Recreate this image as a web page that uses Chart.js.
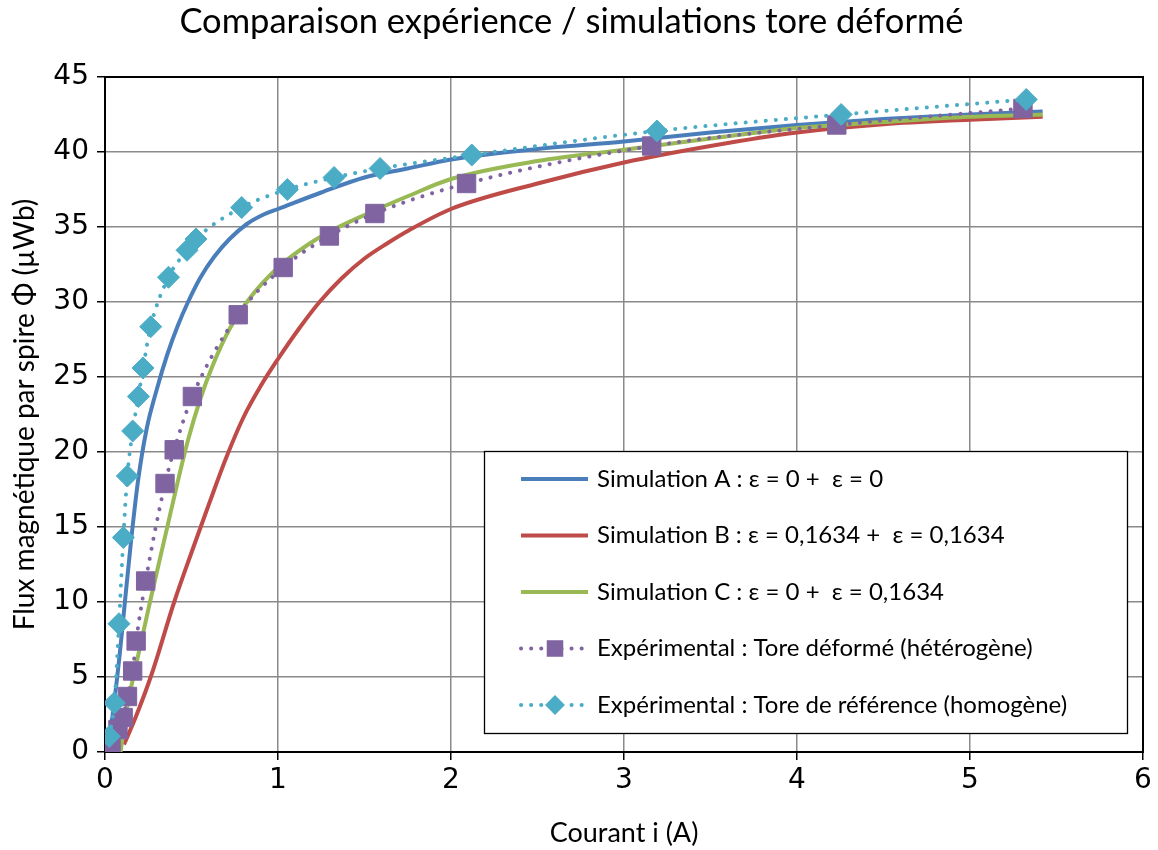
<!DOCTYPE html>
<html><head><meta charset="utf-8">
<script src="https://cdn.jsdelivr.net/npm/chart.js@4.4.1/dist/chart.umd.min.js"></script>
<style>html,body{margin:0;padding:0;background:#fff}#wrap{width:1158px;height:850px}</style>
</head><body><div id="wrap"><canvas id="c" width="1158" height="850"></canvas></div>
<script>
// ---- data ----
const seriesNames = [
  "Simulation A : \u03b5 = 0 + \u00a0\u03b5 = 0",
  "Simulation B : \u03b5 = 0,1634 + \u00a0\u03b5 = 0,1634",
  "Simulation C : \u03b5 = 0 + \u00a0\u03b5 = 0,1634",
  "Exp\u00e9rimental : Tore d\u00e9form\u00e9 (h\u00e9t\u00e9rog\u00e8ne)",
  "Exp\u00e9rimental : Tore de r\u00e9f\u00e9rence (homog\u00e8ne)"
];
const simAx = [0.015, 0.05, 0.085, 0.115, 0.15, 0.19, 0.24, 0.3, 0.36, 0.42, 0.48, 0.55, 0.63, 0.72, 0.82, 0.92, 1.0, 1.25, 1.5, 1.75, 2.0, 2.5, 3.0, 3.5, 4.0, 4.5, 5.0, 5.42];
const simAy = [0, 3, 6.5, 10, 14, 18, 21.5, 24.2, 26.5, 28.4, 30, 31.6, 33.0, 34.2, 35.2, 35.85, 36.2, 37.3, 38.3, 38.9, 39.5, 40.2, 40.7, 41.3, 41.8, 42.2, 42.5, 42.7];
const simBx = [0.11, 0.18, 0.27, 0.4, 0.5, 0.6, 0.7, 0.8, 0.9, 1.0, 1.12, 1.24, 1.37, 1.5, 1.63, 1.76, 2.0, 2.5, 3.0, 3.5, 4.0, 4.5, 5.0, 5.42];
const simBy = [0.5, 2.4, 5.2, 10, 13.3, 16.5, 19.6, 22.3, 24.4, 26.2, 28.2, 30, 31.6, 32.9, 33.9, 34.8, 36.2, 37.9, 39.3, 40.4, 41.3, 41.85, 42.15, 42.35];
const simCx = [0.09, 0.125, 0.164, 0.26, 0.36, 0.42, 0.48, 0.55, 0.62, 0.72, 0.84, 1.0, 1.17, 1.3, 1.5, 1.76, 2.0, 2.5, 3.0, 3.5, 4.0, 4.5, 5.0, 5.42];
const simCy = [0, 2.8, 5, 10, 15, 18, 20.8, 23.5, 25.7, 28.2, 30.3, 32.3, 33.8, 34.7, 35.8, 37.1, 38.2, 39.4, 40.15, 40.9, 41.6, 42.0, 42.35, 42.5];
const expDefX = [0.035, 0.075, 0.105, 0.13, 0.16, 0.18, 0.235, 0.347, 0.40, 0.505, 0.77, 1.03, 1.297, 1.56, 2.09, 3.16, 4.23, 5.306];
const expDefY = [0.4, 1.5, 2.3, 3.7, 5.4, 7.4, 11.4, 17.9, 20.15, 23.7, 29.15, 32.3, 34.4, 35.9, 37.9, 40.4, 41.8, 42.9];
const expRefX = [0.025, 0.054, 0.081, 0.106, 0.129, 0.16, 0.193, 0.22, 0.264, 0.367, 0.474, 0.526, 0.79, 1.054, 1.324, 1.59, 2.12, 3.19, 4.255, 5.325];
const expRefY = [1.04, 3.27, 8.55, 14.3, 18.4, 21.4, 23.7, 25.6, 28.35, 31.65, 33.45, 34.2, 36.3, 37.5, 38.3, 38.9, 39.8, 41.4, 42.5, 43.5];
const xTicks = [0, 1, 2, 3, 4, 5, 6];
const yTicks = [0, 5, 10, 15, 20, 25, 30, 35, 40, 45];

const pts = (xs, ys) => xs.map((x, i) => ({x: x, y: ys[i]}));

const colors = ['#4A7EBB', '#BE4B48', '#98B954', '#8064A2', '#4BACC6'];

function simDs(i, xs, ys, order) {
  return {label: seriesNames[i], data: pts(xs, ys), borderColor: colors[i], backgroundColor: colors[i],
    borderWidth: 4, pointRadius: 0, pointHoverRadius: 0, showLine: true, cubicInterpolationMode: 'monotone', order: order};
}
function expDs(i, xs, ys, style, r, order) {
  return {label: seriesNames[i], data: pts(xs, ys), borderColor: colors[i], backgroundColor: colors[i],
    borderWidth: 4, borderDash: [0.1, 10], borderCapStyle: 'round', showLine: true, cubicInterpolationMode: 'monotone',
    pointStyle: style, pointRadius: r, pointHoverRadius: r, pointBackgroundColor: colors[i], pointBorderColor: colors[i], pointBorderWidth: 1, order: order};
}

const datasets = [
  simDs(0, simAx, simAy, 5),
  simDs(1, simBx, simBy, 4),
  simDs(2, simCx, simCy, 3),
  expDs(3, expDefX, expDefY, 'rect', 13, 2),
  expDs(4, expRefX, expRefY, 'rectRot', 11, 1)
];

const frameLegend = {
  id: 'frameLegend',
  beforeDatasetsDraw(chart) {
    const {ctx, chartArea: a} = chart;
    ctx.save();
    ctx.strokeStyle = '#000'; ctx.lineWidth = 2;
    ctx.strokeRect(a.left, a.top, a.right - a.left, a.bottom - a.top);
    ctx.restore();
  },
  afterDraw(chart) {
    const ctx = chart.ctx;
    const x0 = 484, y0 = 451, w = 643, h = 282;
    ctx.save();
    ctx.fillStyle = '#fff'; ctx.fillRect(x0, y0, w, h);
    ctx.strokeStyle = '#000'; ctx.lineWidth = 1.3; ctx.strokeRect(x0 + 0.5, y0 + 0.5, w, h);
    chart.data.datasets.forEach((ds, i) => {
      const cy = y0 + 28 + i * 56.5;
      ctx.beginPath();
      ctx.setLineDash(ds.borderDash || []);
      ctx.lineCap = ds.borderCapStyle || 'butt';
      ctx.strokeStyle = ds.borderColor; ctx.lineWidth = ds.borderWidth;
      ctx.moveTo(521, cy); ctx.lineTo(588, cy); ctx.stroke();
      ctx.setLineDash([]);
      if (ds.pointRadius > 0) {
        ctx.fillStyle = ds.pointBackgroundColor;
        ctx.strokeStyle = ds.pointBorderColor;
        Chart.helpers.drawPoint(ctx, {pointStyle: ds.pointStyle, radius: ds.pointRadius * 0.9, rotation: 0, borderWidth: 0}, 555, cy);
      }
      ctx.fillStyle = '#000';
      ctx.font = '24px Lato';
      ctx.textBaseline = 'middle';
      ctx.textAlign = 'left';
      ctx.fillText(ds.label, 597, cy);
    });
    ctx.restore();
  }
};

new Chart(document.getElementById('c'), {
  type: 'scatter',
  data: {datasets: datasets},
  plugins: [frameLegend],
  options: {
    responsive: false, animation: false, devicePixelRatio: 1,
    layout: {padding: {left: 0, right: 15, top: 0, bottom: 0}},
    plugins: {
      legend: {display: false},
      tooltip: {enabled: false},
      title: {display: true, text: 'Comparaison exp\u00e9rience / simulations tore d\u00e9form\u00e9',
        color: '#000', font: {family: 'Lato', size: 34.5, weight: 'normal'}, padding: {top: 1, bottom: 34.6}}
    },
    scales: {
      x: {type: 'linear', min: 0, max: 6,
        afterBuildTicks: s => { s.ticks = xTicks.map(v => ({value: v})); },
        afterFit: s => { s.height = 98; },
        grid: {color: '#8a8a8a', lineWidth: 1.5, tickLength: 8, tickColor: '#000'},
        border: {color: '#000', width: 2},
        ticks: {color: '#000', font: {family: 'DejaVu Sans', size: 28}, padding: 4},
        title: {display: true, text: 'Courant i (A)', color: '#000', font: {family: 'Lato', size: 27}, padding: {top: 0, bottom: 1}}
      },
      y: {type: 'linear', min: 0, max: 45,
        afterBuildTicks: s => { s.ticks = yTicks.map(v => ({value: v})); },
        afterFit: s => { s.width = 105; },
        grid: {color: '#8a8a8a', lineWidth: 1.5, tickLength: 8, tickColor: '#000'},
        border: {color: '#000', width: 2},
        ticks: {color: '#000', font: {family: 'DejaVu Sans', size: 28}, padding: 8},
        title: {display: true, text: 'Flux magn\u00e9tique par spire \u03a6 (\u00b5Wb)', color: '#000', font: {family: 'Lato', size: 28}, padding: {top: 8, bottom: 0}}
      }
    }
  }
});
</script></body></html>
+-------+
WRITTEN TASK: Skip the pictures, please, and transcribe only the lines from the beginning of the material through the one that contains "35, 40, 45];".

SOLUTION TO THE PROBLEM:
Recreate this image as a web page that uses Chart.js.
<!DOCTYPE html>
<html><head><meta charset="utf-8">
<script src="https://cdn.jsdelivr.net/npm/chart.js@4.4.1/dist/chart.umd.min.js"></script>
<style>html,body{margin:0;padding:0;background:#fff}#wrap{width:1158px;height:850px}</style>
</head><body><div id="wrap"><canvas id="c" width="1158" height="850"></canvas></div>
<script>
// ---- data ----
const seriesNames = [
  "Simulation A : \u03b5 = 0 + \u00a0\u03b5 = 0",
  "Simulation B : \u03b5 = 0,1634 + \u00a0\u03b5 = 0,1634",
  "Simulation C : \u03b5 = 0 + \u00a0\u03b5 = 0,1634",
  "Exp\u00e9rimental : Tore d\u00e9form\u00e9 (h\u00e9t\u00e9rog\u00e8ne)",
  "Exp\u00e9rimental : Tore de r\u00e9f\u00e9rence (homog\u00e8ne)"
];
const simAx = [0.015, 0.05, 0.085, 0.115, 0.15, 0.19, 0.24, 0.3, 0.36, 0.42, 0.48, 0.55, 0.63, 0.72, 0.82, 0.92, 1.0, 1.25, 1.5, 1.75, 2.0, 2.5, 3.0, 3.5, 4.0, 4.5, 5.0, 5.42];
const simAy = [0, 3, 6.5, 10, 14, 18, 21.5, 24.2, 26.5, 28.4, 30, 31.6, 33.0, 34.2, 35.2, 35.85, 36.2, 37.3, 38.3, 38.9, 39.5, 40.2, 40.7, 41.3, 41.8, 42.2, 42.5, 42.7];
const simBx = [0.11, 0.18, 0.27, 0.4, 0.5, 0.6, 0.7, 0.8, 0.9, 1.0, 1.12, 1.24, 1.37, 1.5, 1.63, 1.76, 2.0, 2.5, 3.0, 3.5, 4.0, 4.5, 5.0, 5.42];
const simBy = [0.5, 2.4, 5.2, 10, 13.3, 16.5, 19.6, 22.3, 24.4, 26.2, 28.2, 30, 31.6, 32.9, 33.9, 34.8, 36.2, 37.9, 39.3, 40.4, 41.3, 41.85, 42.15, 42.35];
const simCx = [0.09, 0.125, 0.164, 0.26, 0.36, 0.42, 0.48, 0.55, 0.62, 0.72, 0.84, 1.0, 1.17, 1.3, 1.5, 1.76, 2.0, 2.5, 3.0, 3.5, 4.0, 4.5, 5.0, 5.42];
const simCy = [0, 2.8, 5, 10, 15, 18, 20.8, 23.5, 25.7, 28.2, 30.3, 32.3, 33.8, 34.7, 35.8, 37.1, 38.2, 39.4, 40.15, 40.9, 41.6, 42.0, 42.35, 42.5];
const expDefX = [0.035, 0.075, 0.105, 0.13, 0.16, 0.18, 0.235, 0.347, 0.40, 0.505, 0.77, 1.03, 1.297, 1.56, 2.09, 3.16, 4.23, 5.306];
const expDefY = [0.4, 1.5, 2.3, 3.7, 5.4, 7.4, 11.4, 17.9, 20.15, 23.7, 29.15, 32.3, 34.4, 35.9, 37.9, 40.4, 41.8, 42.9];
const expRefX = [0.025, 0.054, 0.081, 0.106, 0.129, 0.16, 0.193, 0.22, 0.264, 0.367, 0.474, 0.526, 0.79, 1.054, 1.324, 1.59, 2.12, 3.19, 4.255, 5.325];
const expRefY = [1.04, 3.27, 8.55, 14.3, 18.4, 21.4, 23.7, 25.6, 28.35, 31.65, 33.45, 34.2, 36.3, 37.5, 38.3, 38.9, 39.8, 41.4, 42.5, 43.5];
const xTicks = [0, 1, 2, 3, 4, 5, 6];
const yTicks = [0, 5, 10, 15, 20, 25, 30, 35, 40, 45];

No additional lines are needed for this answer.